Lo stesso sistema, però, come se fosse un po’ consapevole dell’immobilismo tedioso che si porta dietro, di turnazione, strizza l’occhio comunque alla mobilità in qualche modo. Ne sono un esempio, gli artifici già in parte citati come le camere grandangolari durante gli scontri, e le spettacolari finisher che però funzionano tanto quanto, visto che si tratta di stratagemmi e coreografie già viste e riviste che non impressionano più di tanto, disinteressando abbastanza il videogiocatore dall’accettarle in maniera profonda, pesante e quindi levandogli di conseguenza peso dinamico. Se non si é interessati a qualcosa non ne si vede tutte le qualità, giusto? Scarsità di peso che poi ovviamente influisce nel prodotto finito.
Unico caso contrario che riesce a snellire questo aspetto in maniera più convincente e più singolare, é il già descritto metodo nell’aver assegnato alle varie armi un tasto che vi si sovrappone direttamente nella schermata di battaglia.
L’effetto di questo accorgimento di design quindi risulta quello di controllare più direttamente l’arma in maniera realistica, da cui poi scaturisce l’attacco, escludendo i classici e avulsi menù a finestra di selezione, molto distanti da una sensazione di controllo diretto e quindi dal movimento dell’animazione che automatiche che viene subito dopo. Dopotutto nella realtà, in una battaglia tra spadaccini, non compare nessuna finestrella di selezione quando si deve selezionare un’arma, no?
Peccato che ci si fermi qua in questo senso perché dopo una trovata carina simile e il bel comparto tecnico, che ancora regge nonostante gli anni tramite un meltin pot di colori e figure soddisfacente, si é dispiaciuti che il proprio alterego sia sempre imbrigliato dalla turnazione e la voglia di vederlo muoversi liberamente, continua ad essere tanta per ore di gioco. Non ci si da pace per molto, insomma durante l’esperienza.
Molto puliti invece risultano i menù di battaglia, molto essenziali ed ordinati in questo senso, quasi ricalcanti nelle loro forme delle vere e proprie finestrelle da desktop eloquenti ed esaurienti in cui ci si muove agilmente.
Per far capire come ci si é ben adoperati in questo senso, ovviamente certi arnesi sono ovviamente posizionati in basso nello schermo, per suggerire un collegamento logico legato al fatto che siano disposti sulla vita, in cinta, e centralmente, in modo da poterli tenere sempre sotto controllo. Il tutto inoltre é compattato da una stringa trasparente che rimanda proprio a una cintura a livello visivo.

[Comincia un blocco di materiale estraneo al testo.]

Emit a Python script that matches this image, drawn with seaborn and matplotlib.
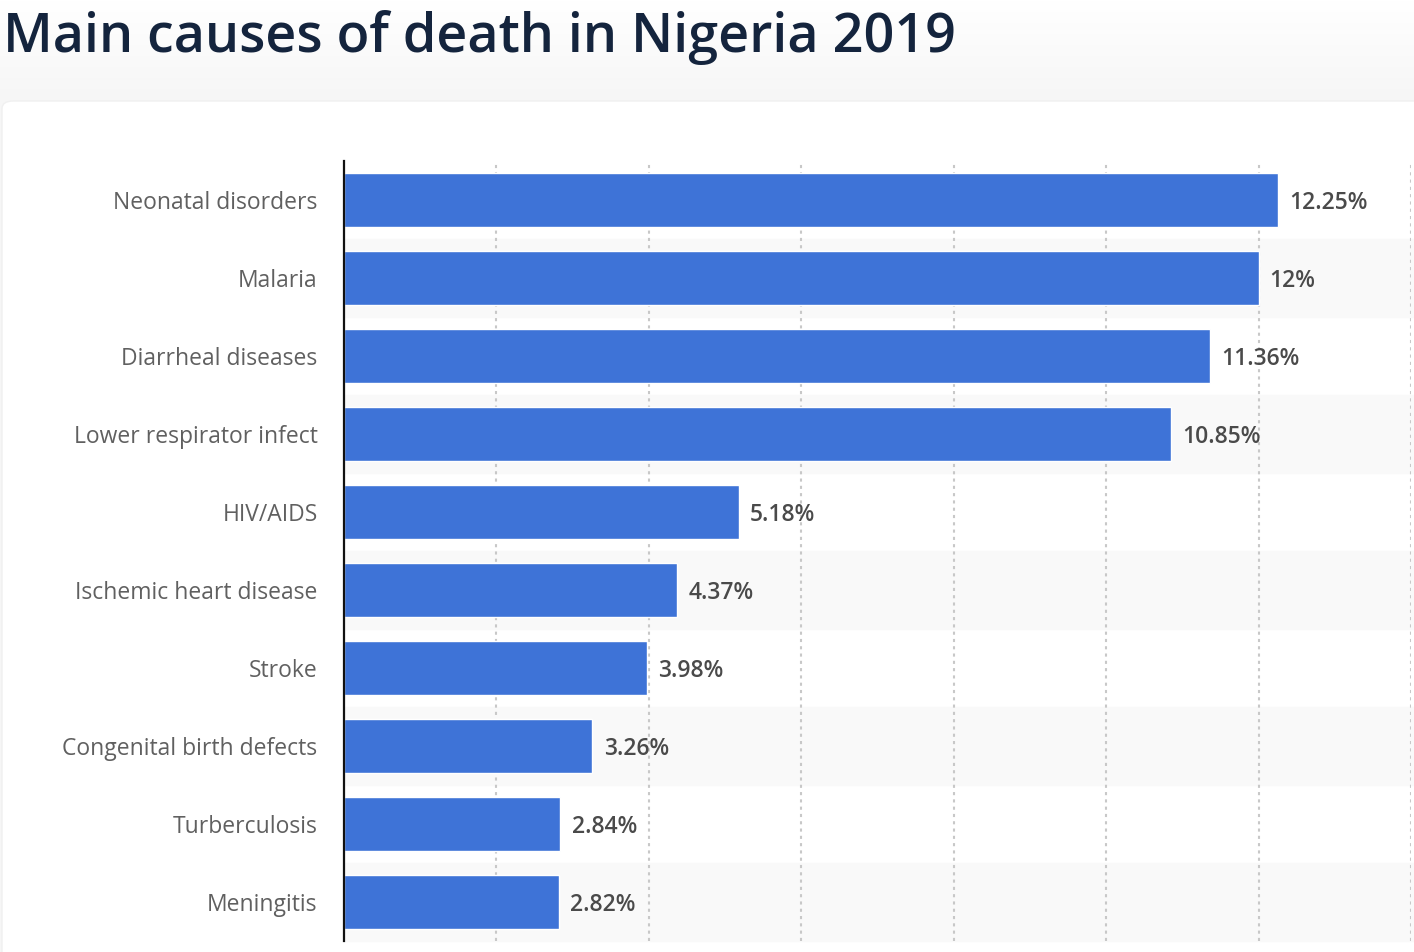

Gli indicatori da controllare durante gli scontri sono tre e sono disposti in alto a destra e sono quelli legati all’energia vitale, al vigore e al mana. La terza di queste, ovviamente permette gli attacchi speciali del nostro.
Per quanto riguarda a come reagiscono i controlli, non credo che ci si possa lamentare, dimostrando una buona implementazione e cura per il dettaglio che soddisferebbe proprio ogni tipo di palato videoludico pronto a raccogliere la sfida propostagli e l’avventura da affrontare una volta accesa la console. Insomma, siamo su livelli di una certa bontà e non se ne può che esserne contenti. Male invece il crafting, macchinoso, e abbastanza all’antica, ma ovviamente necessario nell’economia del gioco, e apprezzabili il momento della metidazione che serve per recuperare energia ma che ad ogni modo espone agli attacchi dei nemici, favorendo la sensazione di un mondo vivo e pulsante in qualche modo.
Concludendo il nostro viaggio e parlando anche un po’ del comparto sonoro, invece, ci ritroviamo con musiche ben ritmate e nel solco della norma, di una maniera che non disturba, che però non fanno girare di scatto come quando un lupo ulula in una notte buia, scuotendo l’anima. Facendola magari vibrare scatenando i sensi.